Soon after this placidly expressed persecution complex is aired, the voice of God promises in a bass aria to remain with the oppressed and protect him with “the right hand of his justice.”

But the alleged victim is not calmed by these pronouncements, and instead whips himself up into a tenor frenzy in the aria “Stürmt nur, stürmt, ihr Trübsalwetter” that is pure Kavanaugh:

Rage, just rage, you storms of trouble,
Surge, you floods, over me!
Explode, you flames of affliction,
Over me at once,
Destroy, you enemies, my peace,
Yet God speaks comfortingly to me:
I am your refuge and rescuer.

The violins of the instrumental introduction curl upward in threatening vortices then break back on themselves. Against these whipping winds, the bass is obstinate at first, then seethes downward towards doom. The elements combine for a furious gust of octaves that is shattered by a bolt of lightning at the cadence. The music threatens to be pulled apart by its own force, even before the tenor starts his emergency alert announcement, bullying the tempest towards greater destruction, tossing and turning on the storm surge of his own victimhood.  Flames break out and these thrill him to apocalyptic, bravura bluster. Amidst these pyrotechnics a long note low in the register literally holds out “peace” and an eerie vision of the heavenly protector glows momentarily, then recedes beyond the horizon of the catastrophe as the storm renews its assault, the tenor shouting against its unjust wrath.

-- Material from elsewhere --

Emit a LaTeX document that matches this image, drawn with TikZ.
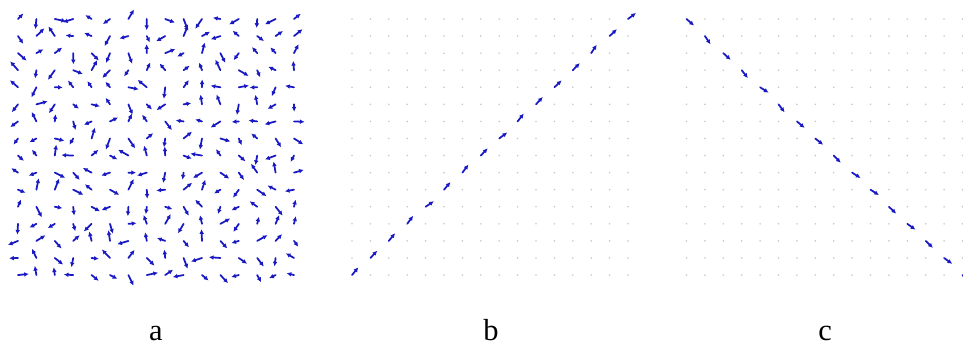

Kavanaugh donned his inky costume and gargled his voice back to readiness for select connoisseurs and complainants behind the closed doors of the Supreme Court just as God pounded Florida with the bipartisan fury of Hurricane Michael.  Ensconced in his stormproof marble fortress, the anti-heroic tenor would no longer be buffeted by the media frenzy.  He had landed high and dry and on the bench.  But that won’t stop him getting into character and hot under the judicial collar.  It won’t stop him from singing his heart out.